Directions - Make an exact copy of the data below, leaving out every picture.

[start Data excerpt]

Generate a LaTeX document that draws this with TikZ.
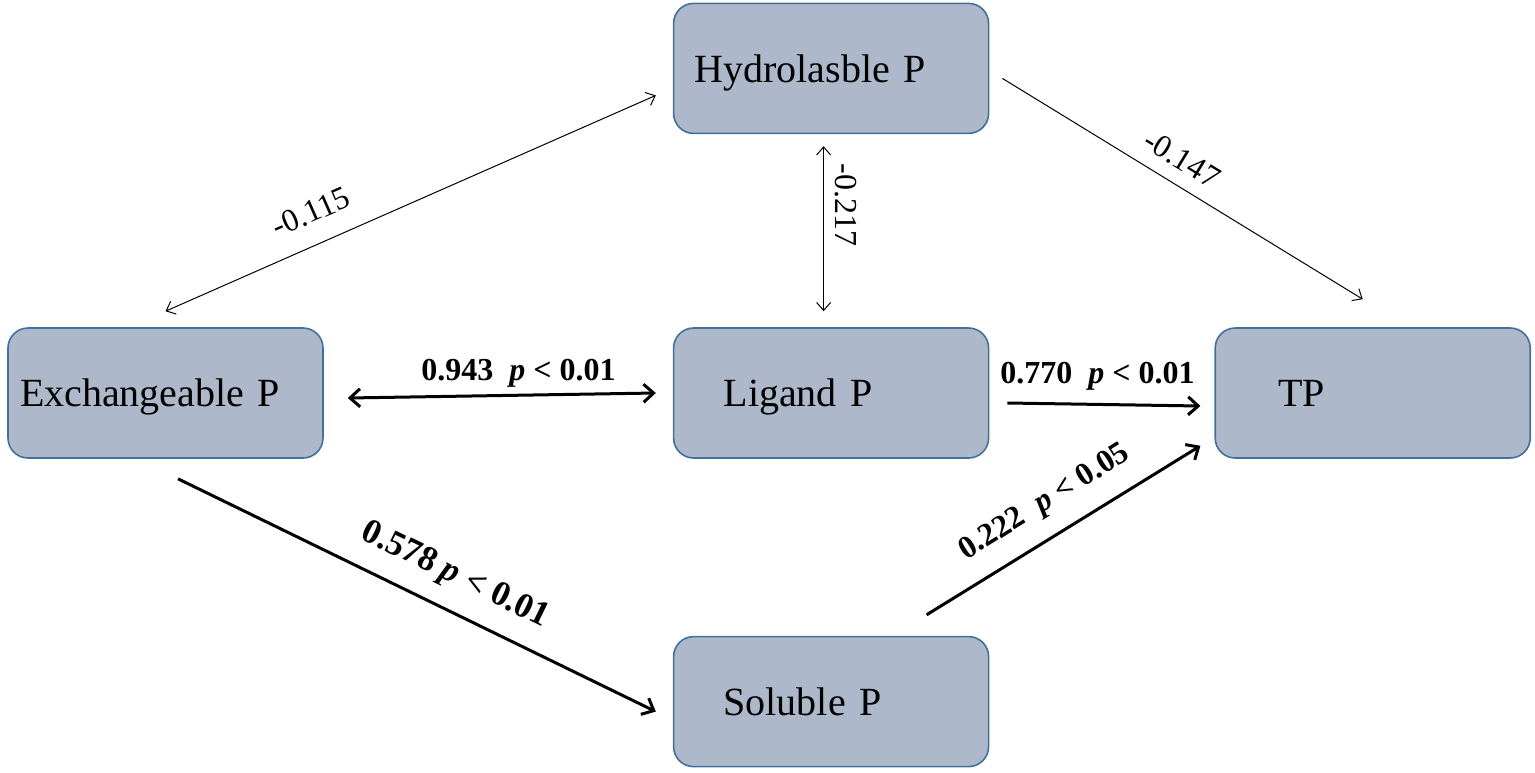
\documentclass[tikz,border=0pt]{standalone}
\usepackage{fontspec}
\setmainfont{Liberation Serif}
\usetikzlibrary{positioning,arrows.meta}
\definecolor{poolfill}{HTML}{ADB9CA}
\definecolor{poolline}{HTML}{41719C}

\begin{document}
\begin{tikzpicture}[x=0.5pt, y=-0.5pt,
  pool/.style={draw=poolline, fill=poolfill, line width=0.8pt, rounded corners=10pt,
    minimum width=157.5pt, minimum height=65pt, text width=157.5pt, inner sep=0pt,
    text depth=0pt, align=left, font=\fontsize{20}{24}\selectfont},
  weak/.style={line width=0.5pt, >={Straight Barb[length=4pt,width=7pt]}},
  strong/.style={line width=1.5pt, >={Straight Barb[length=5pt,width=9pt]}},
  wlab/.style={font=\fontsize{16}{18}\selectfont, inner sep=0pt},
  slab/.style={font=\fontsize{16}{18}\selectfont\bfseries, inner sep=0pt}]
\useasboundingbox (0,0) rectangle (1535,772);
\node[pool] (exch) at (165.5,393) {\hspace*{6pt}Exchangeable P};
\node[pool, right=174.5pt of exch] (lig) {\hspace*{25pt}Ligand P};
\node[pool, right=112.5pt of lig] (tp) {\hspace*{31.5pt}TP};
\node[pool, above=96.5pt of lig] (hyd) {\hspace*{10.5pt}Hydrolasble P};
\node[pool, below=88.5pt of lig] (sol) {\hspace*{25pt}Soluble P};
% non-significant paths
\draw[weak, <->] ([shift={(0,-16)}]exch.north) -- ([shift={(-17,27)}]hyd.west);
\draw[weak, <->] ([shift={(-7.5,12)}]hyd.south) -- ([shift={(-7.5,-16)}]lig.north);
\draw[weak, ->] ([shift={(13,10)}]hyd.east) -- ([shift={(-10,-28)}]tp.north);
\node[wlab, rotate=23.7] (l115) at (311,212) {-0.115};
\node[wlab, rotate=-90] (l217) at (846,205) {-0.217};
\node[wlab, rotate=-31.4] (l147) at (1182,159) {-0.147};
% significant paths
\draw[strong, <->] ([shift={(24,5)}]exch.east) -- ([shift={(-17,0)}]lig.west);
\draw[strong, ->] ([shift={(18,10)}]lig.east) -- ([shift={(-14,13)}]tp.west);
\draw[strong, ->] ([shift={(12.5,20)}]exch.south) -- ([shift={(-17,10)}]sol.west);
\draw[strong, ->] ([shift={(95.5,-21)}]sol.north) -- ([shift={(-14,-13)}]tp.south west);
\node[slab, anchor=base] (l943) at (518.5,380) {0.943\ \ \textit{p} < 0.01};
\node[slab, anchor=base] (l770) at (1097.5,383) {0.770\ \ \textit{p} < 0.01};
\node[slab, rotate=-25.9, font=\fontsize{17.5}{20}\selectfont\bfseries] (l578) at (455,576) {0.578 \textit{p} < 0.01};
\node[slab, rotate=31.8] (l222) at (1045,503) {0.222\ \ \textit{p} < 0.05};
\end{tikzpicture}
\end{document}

[end Data excerpt]

The result -
Generate a LaTeX document that draws this with TikZ.
\documentclass[tikz,border=0pt]{standalone}
\usepackage{fontspec}
\setmainfont{Liberation Serif}
\usetikzlibrary{positioning,arrows.meta}
\definecolor{poolfill}{HTML}{ADB9CA}
\definecolor{poolline}{HTML}{41719C}

\begin{document}
\begin{tikzpicture}[x=0.5pt, y=-0.5pt,
  pool/.style={draw=poolline, fill=poolfill, line width=0.8pt, rounded corners=10pt,
    minimum width=157.5pt, minimum height=65pt, text width=157.5pt, inner sep=0pt,
    text depth=0pt, align=left, font=\fontsize{20}{24}\selectfont},
  weak/.style={line width=0.5pt, >={Straight Barb[length=4pt,width=7pt]}},
  strong/.style={line width=1.5pt, >={Straight Barb[length=5pt,width=9pt]}},
  wlab/.style={font=\fontsize{16}{18}\selectfont, inner sep=0pt},
  slab/.style={font=\fontsize{16}{18}\selectfont\bfseries, inner sep=0pt}]
\useasboundingbox (0,0) rectangle (1535,772);
\node[pool] (exch) at (165.5,393) {\hspace*{6pt}Exchangeable P};
\node[pool, right=174.5pt of exch] (lig) {\hspace*{25pt}Ligand P};
\node[pool, right=112.5pt of lig] (tp) {\hspace*{31.5pt}TP};
\node[pool, above=96.5pt of lig] (hyd) {\hspace*{10.5pt}Hydrolasble P};
\node[pool, below=88.5pt of lig] (sol) {\hspace*{25pt}Soluble P};
% non-significant paths
\draw[weak, <->] ([shift={(0,-16)}]exch.north) -- ([shift={(-17,27)}]hyd.west);
\draw[weak, <->] ([shift={(-7.5,12)}]hyd.south) -- ([shift={(-7.5,-16)}]lig.north);
\draw[weak, ->] ([shift={(13,10)}]hyd.east) -- ([shift={(-10,-28)}]tp.north);
\node[wlab, rotate=23.7] (l115) at (311,212) {-0.115};
\node[wlab, rotate=-90] (l217) at (846,205) {-0.217};
\node[wlab, rotate=-31.4] (l147) at (1182,159) {-0.147};
% significant paths
\draw[strong, <->] ([shift={(24,5)}]exch.east) -- ([shift={(-17,0)}]lig.west);
\draw[strong, ->] ([shift={(18,10)}]lig.east) -- ([shift={(-14,13)}]tp.west);
\draw[strong, ->] ([shift={(12.5,20)}]exch.south) -- ([shift={(-17,10)}]sol.west);
\draw[strong, ->] ([shift={(95.5,-21)}]sol.north) -- ([shift={(-14,-13)}]tp.south west);
\node[slab, anchor=base] (l943) at (518.5,380) {0.943\ \ \textit{p} < 0.01};
\node[slab, anchor=base] (l770) at (1097.5,383) {0.770\ \ \textit{p} < 0.01};
\node[slab, rotate=-25.9, font=\fontsize{17.5}{20}\selectfont\bfseries] (l578) at (455,576) {0.578 \textit{p} < 0.01};
\node[slab, rotate=31.8] (l222) at (1045,503) {0.222\ \ \textit{p} < 0.05};
\end{tikzpicture}
\end{document}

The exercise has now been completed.